While no flood-related serious injuries or deaths were reported in Sonoma County, a man about 150 miles to the north in Ferndale died trying to reach three children.

The unidentified man was trying to walk from a barn to his home through up to 5 feet of water Wednesday evening when he was carried away by the fast-moving current, said Samantha Karges, a spokeswoman with the Humboldt County Sheriff's Office.

Two adults and a child tried to rescue the man, but their tractor stalled in the water. Deputies in a boat then rescued them and the three children from the home, Karges said.

The missing man's body was found Thursday morning. He was the father of a 12-year-old trapped in the home with two children under 4, Karges said. She was not sure if all three children were related. The low-lying rural area about 215 miles north of San Francisco is home to many dairy farms and flooded when the Eel River went over its banks.

In Sonoma County, Guerneville and Monte Rio remained cut off by floodwaters that swamped the communities. Water was chest-high in some places, several feet in others.

In downtown Guerneville, some residents stood on the roofs of their flooded two-story houses, watching neighbors and others paddling kayaks, canoes and rowboats down watery streets. Oversized National Guard truck occasionally sloshed by.

Drone video showed a sign reading "Monte Rio awaits your return" hanging over muddy water that hid any trace of the road beneath.

In Sonoma County, Sheriff Mark Essick said Thursday that three women had to be rescued. Two were on a boat without paddles, and one was rescued from a tree after driving her car into floodwaters, he said.

About 2,000 homes, businesses and other structures were flooded by water up to 8 feet (2.4 meters) deep. About 3,500 people were under evacuation orders.

In addition, two wastewater treatment plants were not working, leading to concerns about sewage spills, said Briana Khan, a Sonoma County spokeswoman.
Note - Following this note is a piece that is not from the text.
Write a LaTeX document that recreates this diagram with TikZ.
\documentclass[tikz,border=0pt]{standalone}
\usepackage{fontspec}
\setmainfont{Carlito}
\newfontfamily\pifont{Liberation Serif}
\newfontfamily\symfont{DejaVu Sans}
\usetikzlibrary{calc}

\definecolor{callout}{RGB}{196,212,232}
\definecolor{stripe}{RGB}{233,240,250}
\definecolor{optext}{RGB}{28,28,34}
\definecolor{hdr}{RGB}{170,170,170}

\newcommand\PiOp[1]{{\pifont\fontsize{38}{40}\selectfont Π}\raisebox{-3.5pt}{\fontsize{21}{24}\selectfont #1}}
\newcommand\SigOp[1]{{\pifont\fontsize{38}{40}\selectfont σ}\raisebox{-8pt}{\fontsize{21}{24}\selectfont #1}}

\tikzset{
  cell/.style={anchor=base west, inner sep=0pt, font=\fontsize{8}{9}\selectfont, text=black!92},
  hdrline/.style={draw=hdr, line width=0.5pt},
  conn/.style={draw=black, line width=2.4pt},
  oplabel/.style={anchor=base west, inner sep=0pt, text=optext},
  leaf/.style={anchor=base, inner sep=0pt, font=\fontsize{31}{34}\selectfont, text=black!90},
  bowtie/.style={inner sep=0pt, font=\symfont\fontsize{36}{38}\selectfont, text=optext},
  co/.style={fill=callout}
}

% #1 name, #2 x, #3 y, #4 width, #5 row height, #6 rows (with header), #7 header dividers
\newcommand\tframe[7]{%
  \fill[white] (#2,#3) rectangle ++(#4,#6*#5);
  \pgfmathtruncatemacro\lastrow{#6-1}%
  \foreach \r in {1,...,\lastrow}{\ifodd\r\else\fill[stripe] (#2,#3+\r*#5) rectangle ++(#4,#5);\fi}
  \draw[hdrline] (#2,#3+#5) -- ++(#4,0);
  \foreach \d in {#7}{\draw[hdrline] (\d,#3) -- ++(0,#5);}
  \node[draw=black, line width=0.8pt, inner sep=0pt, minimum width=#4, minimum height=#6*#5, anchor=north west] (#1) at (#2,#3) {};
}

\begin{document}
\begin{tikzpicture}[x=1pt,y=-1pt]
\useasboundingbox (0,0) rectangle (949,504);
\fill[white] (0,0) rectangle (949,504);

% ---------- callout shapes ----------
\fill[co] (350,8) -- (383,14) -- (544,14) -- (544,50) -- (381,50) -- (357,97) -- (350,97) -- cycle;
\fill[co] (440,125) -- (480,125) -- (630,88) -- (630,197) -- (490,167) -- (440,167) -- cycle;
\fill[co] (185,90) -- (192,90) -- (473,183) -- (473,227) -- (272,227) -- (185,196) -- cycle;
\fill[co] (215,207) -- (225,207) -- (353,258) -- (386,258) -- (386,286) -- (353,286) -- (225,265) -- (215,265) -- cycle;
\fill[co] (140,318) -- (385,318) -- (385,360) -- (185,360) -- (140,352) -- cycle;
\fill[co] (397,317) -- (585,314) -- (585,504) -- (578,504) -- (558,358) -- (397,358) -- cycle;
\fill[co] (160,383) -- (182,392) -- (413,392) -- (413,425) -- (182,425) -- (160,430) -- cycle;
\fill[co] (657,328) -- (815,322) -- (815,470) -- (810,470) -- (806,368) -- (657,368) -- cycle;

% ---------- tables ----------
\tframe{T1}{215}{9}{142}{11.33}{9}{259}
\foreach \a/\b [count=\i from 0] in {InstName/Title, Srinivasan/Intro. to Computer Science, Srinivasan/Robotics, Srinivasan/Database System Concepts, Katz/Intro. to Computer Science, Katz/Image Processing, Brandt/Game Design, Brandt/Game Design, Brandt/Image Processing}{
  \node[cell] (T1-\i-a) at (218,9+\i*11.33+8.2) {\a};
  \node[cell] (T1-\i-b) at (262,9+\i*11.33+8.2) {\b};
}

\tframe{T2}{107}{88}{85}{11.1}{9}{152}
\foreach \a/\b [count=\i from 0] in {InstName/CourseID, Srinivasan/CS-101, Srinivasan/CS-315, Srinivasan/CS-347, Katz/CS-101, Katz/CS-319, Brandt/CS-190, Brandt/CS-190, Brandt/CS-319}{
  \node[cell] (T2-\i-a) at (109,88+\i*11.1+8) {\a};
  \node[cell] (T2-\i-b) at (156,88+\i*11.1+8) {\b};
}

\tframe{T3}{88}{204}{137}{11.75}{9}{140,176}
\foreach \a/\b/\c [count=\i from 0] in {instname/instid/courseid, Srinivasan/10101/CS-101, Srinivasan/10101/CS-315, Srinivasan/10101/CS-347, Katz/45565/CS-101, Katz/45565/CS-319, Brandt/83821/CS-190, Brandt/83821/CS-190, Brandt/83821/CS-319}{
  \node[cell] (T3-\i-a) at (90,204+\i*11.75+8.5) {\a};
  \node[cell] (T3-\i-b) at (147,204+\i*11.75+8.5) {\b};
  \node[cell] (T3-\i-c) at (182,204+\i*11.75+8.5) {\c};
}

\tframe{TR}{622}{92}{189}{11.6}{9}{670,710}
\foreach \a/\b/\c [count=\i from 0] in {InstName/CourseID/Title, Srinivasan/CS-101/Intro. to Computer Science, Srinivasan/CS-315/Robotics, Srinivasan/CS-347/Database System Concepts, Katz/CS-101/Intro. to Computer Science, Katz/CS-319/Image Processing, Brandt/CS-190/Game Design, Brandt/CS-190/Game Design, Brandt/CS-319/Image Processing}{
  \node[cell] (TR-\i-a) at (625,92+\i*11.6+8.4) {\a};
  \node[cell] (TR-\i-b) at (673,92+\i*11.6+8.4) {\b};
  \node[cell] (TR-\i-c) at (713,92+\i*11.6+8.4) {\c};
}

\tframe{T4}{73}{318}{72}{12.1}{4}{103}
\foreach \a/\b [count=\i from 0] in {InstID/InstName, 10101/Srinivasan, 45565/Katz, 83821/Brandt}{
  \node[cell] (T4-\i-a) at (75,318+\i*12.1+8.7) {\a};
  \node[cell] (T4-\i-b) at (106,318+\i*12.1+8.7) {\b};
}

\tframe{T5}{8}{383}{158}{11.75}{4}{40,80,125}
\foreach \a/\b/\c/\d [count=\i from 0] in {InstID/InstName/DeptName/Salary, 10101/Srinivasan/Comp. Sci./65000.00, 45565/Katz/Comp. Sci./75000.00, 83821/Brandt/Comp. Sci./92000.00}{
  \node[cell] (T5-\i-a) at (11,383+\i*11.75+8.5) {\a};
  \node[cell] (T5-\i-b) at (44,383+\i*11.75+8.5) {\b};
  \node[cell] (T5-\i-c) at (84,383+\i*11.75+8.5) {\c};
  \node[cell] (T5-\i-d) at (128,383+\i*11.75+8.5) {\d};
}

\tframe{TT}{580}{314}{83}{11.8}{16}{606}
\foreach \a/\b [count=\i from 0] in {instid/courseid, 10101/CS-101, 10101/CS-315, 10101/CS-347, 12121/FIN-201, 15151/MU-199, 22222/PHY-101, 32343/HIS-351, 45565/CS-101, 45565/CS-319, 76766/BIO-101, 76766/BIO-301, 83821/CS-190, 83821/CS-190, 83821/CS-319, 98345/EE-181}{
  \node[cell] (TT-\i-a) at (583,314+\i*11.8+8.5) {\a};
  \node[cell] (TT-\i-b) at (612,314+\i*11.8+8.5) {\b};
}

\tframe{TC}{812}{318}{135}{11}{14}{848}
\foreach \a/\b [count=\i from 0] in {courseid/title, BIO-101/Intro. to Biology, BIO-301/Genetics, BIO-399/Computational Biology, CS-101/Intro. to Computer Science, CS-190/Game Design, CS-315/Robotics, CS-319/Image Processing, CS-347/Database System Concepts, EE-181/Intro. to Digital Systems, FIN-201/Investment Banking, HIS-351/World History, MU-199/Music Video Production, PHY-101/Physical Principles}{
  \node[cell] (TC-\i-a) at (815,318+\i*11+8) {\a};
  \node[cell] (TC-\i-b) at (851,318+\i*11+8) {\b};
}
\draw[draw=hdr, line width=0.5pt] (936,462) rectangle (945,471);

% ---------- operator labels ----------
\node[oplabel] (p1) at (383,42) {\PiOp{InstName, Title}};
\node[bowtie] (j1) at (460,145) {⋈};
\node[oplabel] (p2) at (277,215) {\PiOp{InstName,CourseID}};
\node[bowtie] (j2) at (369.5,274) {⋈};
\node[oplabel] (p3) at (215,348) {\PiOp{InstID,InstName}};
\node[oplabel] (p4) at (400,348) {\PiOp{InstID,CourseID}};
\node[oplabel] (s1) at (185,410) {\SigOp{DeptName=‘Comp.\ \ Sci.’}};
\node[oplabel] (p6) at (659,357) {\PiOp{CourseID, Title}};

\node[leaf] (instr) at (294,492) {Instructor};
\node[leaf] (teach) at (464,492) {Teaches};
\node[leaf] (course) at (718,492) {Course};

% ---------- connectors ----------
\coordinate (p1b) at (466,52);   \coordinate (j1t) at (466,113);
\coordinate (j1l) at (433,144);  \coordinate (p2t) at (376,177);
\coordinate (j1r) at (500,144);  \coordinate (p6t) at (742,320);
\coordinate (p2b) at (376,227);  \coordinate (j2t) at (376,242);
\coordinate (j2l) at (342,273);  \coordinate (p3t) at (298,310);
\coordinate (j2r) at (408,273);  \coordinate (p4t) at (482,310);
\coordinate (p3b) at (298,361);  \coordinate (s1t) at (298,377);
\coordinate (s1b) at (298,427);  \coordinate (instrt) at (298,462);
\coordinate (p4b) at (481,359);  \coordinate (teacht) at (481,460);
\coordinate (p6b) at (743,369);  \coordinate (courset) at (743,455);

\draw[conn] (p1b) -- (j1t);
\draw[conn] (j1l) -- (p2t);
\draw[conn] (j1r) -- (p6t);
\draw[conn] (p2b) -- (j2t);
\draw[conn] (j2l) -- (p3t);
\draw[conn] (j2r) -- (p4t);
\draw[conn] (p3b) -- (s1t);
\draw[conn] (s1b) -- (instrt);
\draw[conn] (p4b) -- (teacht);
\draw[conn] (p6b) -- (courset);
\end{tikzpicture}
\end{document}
Guerneville, a town of 4,500, is a former logging community now popular with day-tripping tourists, including gays and lesbians who flock to the town's resorts and fine restaurants. Throughout the storm, residents with canoes and kayaks gave rides to neighbors and documented the rising water with photos posted to social media.

Locals are accustomed to the Russian River flooding in rainy weather, but not like this.

In Monte Rio, 28-year-old Michael Super watched helplessly as water seeped in from five different entry points, including doors and walls. He grabbed the cat and dog and found higher ground.

He said the landlord has insurance, but the silt and dirty water are a mess to clean.

"A lot of the furniture will have to go into the dump," he said. "We've seen oil and gas sheens and alcohol bottles so the water is unsafe."

Orr moved to Guerneville about five years ago, driven out of San Francisco by rising costs. He helped create a dinner theater show at a local restaurant. It didn't work out, but he stayed on, unable to move back to the city.

He started moving items out of his house Tuesday afternoon, humming a version of "My Funny Valentine" called "My Floody Valentine" to keep up his spirits. By 10 p.m., the water was too high for him to get inside.

He doesn't have insurance, but the items he hopes survive are not easily replaceable: computers, floppy disks and videotapes containing decades of essays, performances, ideas for musicals and "sassy satirical parodies of Broadway show tunes."

He's a cabaret performer accustomed to cracking jokes to keep the grief at bay.

"This is the most serious thing that's ever happened to me, but I don't know the punchline," he said. "For now, I'm trying to do my best to keep everybody laughing."